The first rule of Marathon training is that you don't talk about marathon training, or, to be precise, you don’t talk about it to anyone who is not also doing marathon training, writes Tommy Martin.
I’m training for the Cork City Marathon. That is, I was training Cork City Marathon until this week when it, like almost everything else, was called off.
It hasn’t been totally called off, just postponed until September 6.
So, am I training for the Cork City Marathon or not? Do I continue pounding the pavements or do I return to the comfort of the couch? Energy gels or cheese and onion crisps?
I am Schrodinger’s athlete. To train, or not to train, that is the question.
Obviously, all this comes with the caveat that there are more important things to worry about right now.
The health and prosperity of our society is under existential threat — who cares about one man’s sweaty midlife crisis?
But that’s to misunderstand the human condition. Our brains don’t remain in a constant state of grave terror, no matter the external circumstances.
We seek out the trivial and the diverting, even at the most trying times.
That explains gallows humour, why soldiers under fire listen to pop music and why the terminally ill seek out the football scores.
Right now, our minds are mostly occupied by dread and fear. But they are also scattered with tiny, little concerns of our own.
The child who’s wondering if their birthday party will go ahead.
All those weddings, communions and christenings.

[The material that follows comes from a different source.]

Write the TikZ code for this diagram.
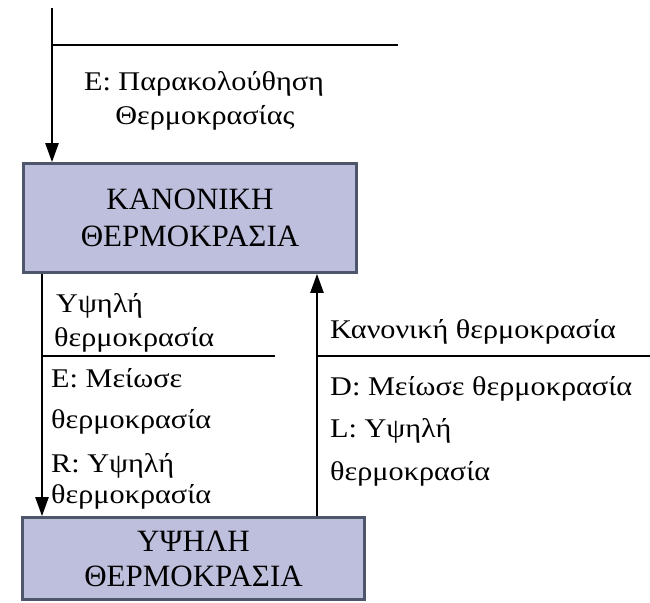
\documentclass[tikz,border=0pt]{standalone}
\usepackage{fontspec}
\setmainfont{Liberation Serif}
\newfontfamily\labelfont[FakeStretch=1.12]{Liberation Serif}
\usetikzlibrary{arrows.meta}
\definecolor{statefill}{HTML}{BEBFDD}
\definecolor{stateedge}{HTML}{4E566C}
\begin{document}
\begin{tikzpicture}[x=1pt,y=-1pt,
  state/.style={draw=stateedge,line width=2.6pt,fill=statefill,
    align=center,inner sep=0pt},
  flow/.style={line width=2.2pt,-{Triangle[length=19pt,width=13pt]}},
  bar/.style={line width=2.2pt},
  lbl/.style={anchor=base west,inner sep=0pt,
    font=\labelfont\fontsize{27}{33}\selectfont}]
\useasboundingbox (0,0) rectangle (650,602);

% states
\node[state,minimum width=333pt,minimum height=109pt,
  font=\fontsize{31}{37}\selectfont] (normal) at (190,218)
  {ΚΑΝΟΝΙΚΗ\\ΘΕΡΜΟΚΡΑΣΙΑ};
\node[state,minimum width=342pt,minimum height=82pt,
  font=\fontsize{31}{35}\selectfont] (high) at (193.5,558.5)
  {ΥΨΗΛΗ\\ΘΕΡΜΟΚΡΑΣΙΑ};

% initial transition
\coordinate (start) at (52,8);
\coordinate (startbar) at (52,45);
\coordinate (startbarend) at (398,45);
\draw[flow] (start) -- (start |- normal.north);
\draw[bar] (startbar) -- (startbarend);
\node[lbl,anchor=base] (initlbl) at (204,90) {E: Παρακολούθηση};
\node[lbl,anchor=base] (initlbl2) at (205,124) {Θερμοκρασίας};

% normal -> high
\coordinate (down) at (42,0);
\coordinate (downbar) at (42,356);
\coordinate (downbarend) at (275,356);
\draw[flow] (down |- normal.south) -- (down |- high.north);
\draw[bar] (downbar) -- (downbarend);
\node[lbl] (uplbl1) at (56,312) {Υψηλή};
\node[lbl] (uplbl2) at (54,346) {θερμοκρασία};
\node[lbl] (dnlbl1) at (51,387) {E: Μείωσε};
\node[lbl] (dnlbl2) at (51,428) {θερμοκρασία};
\node[lbl] (dnlbl3) at (51,472) {R: Υψηλή};
\node[lbl] (dnlbl4) at (51,503) {θερμοκρασία};

% high -> normal
\coordinate (up) at (317,0);
\coordinate (upbar) at (317,356);
\coordinate (upbarend) at (650,356);
\draw[flow] (up |- high.north) -- (up |- normal.south);
\draw[bar] (upbar) -- (upbarend);
\node[lbl] (rlbl1) at (330,338) {Κανονική θερμοκρασία};
\node[lbl] (rlbl2) at (330,395) {D: Μείωσε θερμοκρασία};
\node[lbl] (rlbl3) at (330,437) {L: Υψηλή};
\node[lbl] (rlbl4) at (330,480) {θερμοκρασία};
\end{tikzpicture}
\end{document}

Will Liverpool get their league title?
This crisis is about a single, unifying threat, but also about millions of individual lives put on hold, plans shelved and aspirations halted.
And some of those involve creaking bodies that had until recently, dared to think they could run for 26.2 miles without buckling like a baby deer carrying a Volvo.
Now, the first rule of marathon training is that you don’t talk about marathon training.
Or, to be precise, you don’t talk about marathon training to anyone who is not also doing marathon training.
For, if you talk about marathon training to someone who is not also doing marathon training, then you subject them to a trial by boredom more extreme than any long-distance run.
I know this because of the look on my wife’s face whenever I talk about my marathon training.
Wives are under no such obligation to spare one’s feelings. Mine’s eyes glaze over with a look of unvarnished tedium that flickers dangerously into open contempt.
I’m no mind-reader, but I could have sworn an unspoken cry of “why did I marry this loser?” flashed across her face when I recently mentioned a tough speed work session.
I once overheard her talking to a friend whose husband is also in training. “How’s he getting on? Oh, I never ask him about his running,” the friend said. “I mean, it’s just running, what is there to ask about?”
So, it is much better to keep schtum in the face of such apathy towards your great personal struggle. The loneliness of the long-distance runner, and all that.
And I see the point. It is just running: Trudging along mile after mile, wheezing and spluttering, plodding out the distances, distracting yourself from the monotony with music and podcasts.
This is an endurance event, after all. You’re meant to endure, not enjoy.
There are those who do enjoy running, I’m sure, who glide across parkland and streetscape in a Zen state, their minds freed with each fleet-footed stride.
For me the pleasure comes afterwards, with a milestone reached, an advancing waistline halted and most of all, a strong sense of thank Christ that’s over.
It’s important to note here that if there is an ideal physique for distance running — long, thin limbs in the classic east African mould — then I have the opposite.
I am the anti-Kenyan: Short, fat legs with chunky thighs. It’s like putting a monster truck in a Formula One race.
Some are built for speed, others for distance. I was built for the couch.
So, in the face of external indifference and internal discomfort, why do it?
The reasons are not particularly interesting.
There is no emotional back story or tragic inspiration.
Mixed in there, I’m sure, is some disgust at our younger selves, who took this amazing thing — stumpy legs and all — for granted; who used it as some kind of pootling pleasure cruiser in which to lounge about and indulge ourselves and never thought to push it to its limits and see what it could really do.
The recurring sensation of my training so far has been sheer disbelief at being able to run distances that would once have had me reaching for the car keys.
Which brings us back to the current juncture, halfway through a training program for a marathon that will happen far into the distant future.
At least the call to reschedule has been made.
Spare a thought for Olympic athletes who must prepare for the Tokyo Games which defiant organisers insist will go ahead in July, but most others think should be postponed.
Speaking on RTÉ radio this week, Sonia O’Sullivan articulated the particular sense of athlete’s ennui at play here.
“It’s hard to commit fully to putting in a really hard effort if you are unsure if it is leading anywhere,” she said.
“Should you be managing your effort now so you can maintain fitness, putting yourself in a holding pattern?”
Sonia spoke for aspiring Olympians but her words rang true for lumbering, middle-aged marathon hopefuls.
I suspect I will adopt a holding pattern for now and, don’t worry, never speak of this again.